GramVaani

Speeches Shim

Wednesday, February 12, 2020
Photo Credit: Gram Vaani

In the Nalanda District of Bihar, India, women utilize IVR and a mobile application to power a voice-based community media platform Meri Awaz Meri Pehchan (“My Voice My Identity”) that fosters peer learning and collective action among users. Women create and share news on topics such as early marriage, dowry, and water availability, and can use the platform to safely express their concerns and discuss collective solutions to their most pressing challenges.

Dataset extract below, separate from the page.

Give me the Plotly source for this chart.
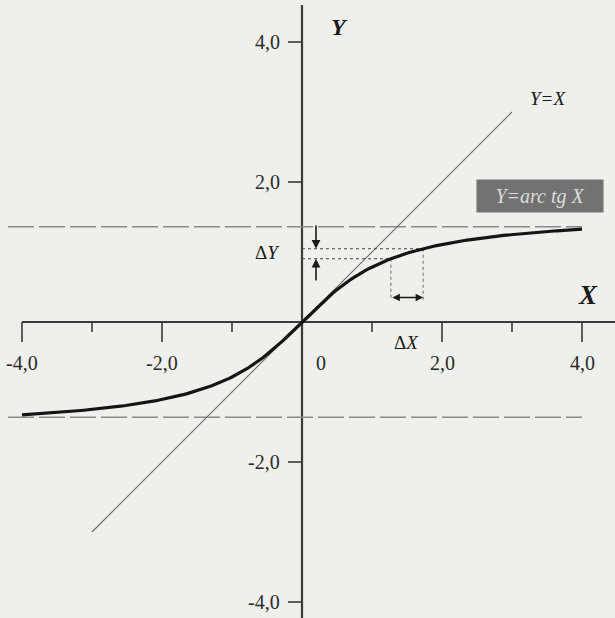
import numpy as np
import plotly.graph_objects as go

# Tick positions and labels
x_ticks_major = [-4, -2, 2, 4]
x_ticks_minor = [-3, -1, 1, 3]
x_tick_labels = ["-4,0", "-2,0", "2,0", "4,0"]
y_ticks = [-4, -2, 2, 4]
y_tick_labels = ["-4,0", "-2,0", "2,0", "4,0"]

# The function Y = arc tg X on [-4, 4]
curve_x = np.linspace(-4, 4, 201)
curve_y = np.arctan(curve_x)

# Reference line Y = X
diag_x = [-3, 3]
diag_y = [-3, 3]

# Horizontal dashed guide levels
asymptote_level = 1.36
asymptote_x = [-4.2, 4.0]

# Increment interval dX on the curve
dx_bounds = [1.27, 1.73]
dy_bounds = [float(np.arctan(v)) for v in dx_bounds]

PX = 70.0  # pixels per unit on both axes
x_range = [-302 / PX, 313 / PX]
y_range = [-296 / PX, 322 / PX]

AXIS = "#3a3a3a"
SERIF = "Liberation Serif, Times New Roman, serif"

fig = go.Figure()

# Coordinate axes
fig.add_trace(go.Scatter(x=[-4, x_range[1]], y=[0, 0], mode="lines",
                         line=dict(color=AXIS, width=2.2), hoverinfo="skip"))
fig.add_trace(go.Scatter(x=[0, 0], y=[y_range[0], 4.53], mode="lines",
                         line=dict(color=AXIS, width=2.2), hoverinfo="skip"))

# X ticks (long at even values, short at odd values)
tx, ty = [], []
for v in x_ticks_major:
    tx += [v, v, None]
    ty += [0, -20 / PX, None]
for v in x_ticks_minor:
    tx += [v, v, None]
    ty += [0, -10 / PX, None]
fig.add_trace(go.Scatter(x=tx, y=ty, mode="lines",
                         line=dict(color=AXIS, width=1.6), hoverinfo="skip"))

# Y ticks
ux, uy = [], []
for v in y_ticks:
    ux += [-14 / PX, 0, None]
    uy += [v, v, None]
fig.add_trace(go.Scatter(x=ux, y=uy, mode="lines",
                         line=dict(color=AXIS, width=1.6), hoverinfo="skip"))

# Dashed horizontal guides
for lvl in (asymptote_level, -asymptote_level):
    fig.add_trace(go.Scatter(x=asymptote_x, y=[lvl, lvl], mode="lines",
                             line=dict(color="#8a8a8a", width=1.6, dash="26px,5px"),
                             hoverinfo="skip"))

# Y = X line
fig.add_trace(go.Scatter(x=diag_x, y=diag_y, mode="lines",
                         line=dict(color="#6a6a6a", width=1.1), hoverinfo="skip"))

# Dotted construction lines for dX and dY
for xv, yv in zip(dx_bounds, dy_bounds):
    fig.add_trace(go.Scatter(x=[0, xv], y=[yv, yv], mode="lines",
                             line=dict(color="#444", width=1.2, dash="dot"),
                             hoverinfo="skip"))
    fig.add_trace(go.Scatter(x=[xv, xv], y=[yv, 0.31], mode="lines",
                             line=dict(color="#666", width=1.0, dash="dot"),
                             hoverinfo="skip"))

# The arc tangent curve
fig.add_trace(go.Scatter(x=curve_x, y=curve_y, mode="lines",
                         line=dict(color="#151515", width=3.2), hoverinfo="skip"))

annotations = []

# Tick labels
for v, t in zip(x_ticks_major, x_tick_labels):
    annotations.append(dict(x=v, y=-0.58, text=t, showarrow=False,
                            xanchor="center", yanchor="middle",
                            font=dict(family=SERIF, size=20, color="#2a2a2a")))
annotations.append(dict(x=0.27, y=-0.58, text="0", showarrow=False,
                        xanchor="center", yanchor="middle",
                        font=dict(family=SERIF, size=20, color="#2a2a2a")))
for v, t in zip(y_ticks, y_tick_labels):
    annotations.append(dict(x=-0.29, y=v, text=t, showarrow=False,
                            xanchor="right", yanchor="middle",
                            font=dict(family=SERIF, size=20, color="#2a2a2a")))

# Axis names
annotations.append(dict(x=0.53, y=4.22, text="<i><b>Y</b></i>", showarrow=False,
                        xanchor="center", yanchor="middle",
                        font=dict(family=SERIF, size=24, color="#1a1a1a")))
annotations.append(dict(x=4.09, y=0.38, text="<i><b>X</b></i>", showarrow=False,
                        xanchor="center", yanchor="middle",
                        font=dict(family=SERIF, size=27, color="#1a1a1a")))

# Line labels
annotations.append(dict(x=3.51, y=3.2, text="<i>Y=X</i>", showarrow=False,
                        xanchor="center", yanchor="middle",
                        font=dict(family=SERIF, size=19, color="#1a1a1a")))
annotations.append(dict(x=3.4, y=1.8, text="<i>Y=arc tg X</i>", showarrow=False,
                        xanchor="center", yanchor="middle",
                        bgcolor="#727272", width=124, height=30,
                        font=dict(family=SERIF, size=20, color="#dcdcdc")))

# Increment labels
annotations.append(dict(x=-0.49, y=1.0, text="Δ<i>Y</i>", showarrow=False,
                        xanchor="center", yanchor="middle",
                        font=dict(family=SERIF, size=19, color="#1a1a1a")))
annotations.append(dict(x=1.49, y=-0.29, text="Δ<i>X</i>", showarrow=False,
                        xanchor="center", yanchor="middle",
                        font=dict(family=SERIF, size=19, color="#1a1a1a")))

# dY arrows pointing toward the dotted levels
annotations.append(dict(x=0.2, y=dy_bounds[1], ax=0.2, ay=1.4,
                        xref="x", yref="y", axref="x", ayref="y",
                        showarrow=True, arrowhead=2, arrowsize=1.1,
                        arrowwidth=1.6, arrowcolor="#1a1a1a", text=""))
annotations.append(dict(x=0.2, y=dy_bounds[0], ax=0.2, ay=0.57,
                        xref="x", yref="y", axref="x", ayref="y",
                        showarrow=True, arrowhead=2, arrowsize=1.1,
                        arrowwidth=1.6, arrowcolor="#1a1a1a", text=""))

# dX double arrow
annotations.append(dict(x=dx_bounds[1], y=0.35, ax=dx_bounds[0], ay=0.35,
                        xref="x", yref="y", axref="x", ayref="y",
                        showarrow=True, arrowhead=2, startarrowhead=2,
                        arrowside="end+start", arrowsize=1.0,
                        arrowwidth=1.5, arrowcolor="#1a1a1a", text=""))

fig.update_layout(
    width=615, height=618,
    margin=dict(l=0, r=0, t=0, b=0),
    paper_bgcolor="#efefeb", plot_bgcolor="#efefeb",
    showlegend=False,
    xaxis=dict(range=x_range, visible=False, fixedrange=True),
    yaxis=dict(range=y_range, visible=False, fixedrange=True),
    annotations=annotations,
)

fig.write_html("out.html")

Women across communities and age ranges are trained as reporters and sent to more remote villages to help spread important development information. Some of the most popular content is that on government programs that primarily affect those with grievances or disabilities, widows, and other marginalized people from the lowest castes. Reporters create voice messages on an IVR system that recipients can comment on, save, play for others, and forward with or without annotation. In many cases, women work together to advocate for change and to let their voices be heard by local decision makers; in one community, the mayor has used the platform to directly connect with women and solicit their feedback on community development strategies. Meri Awaz Meri Pehchan listeners have reported using the platform to help convince their husbands to continue education for their daughters, delay early arranged marriages until girls have obtained some level of education, gain access to beneficial government programs, and to improve their lives in other ways.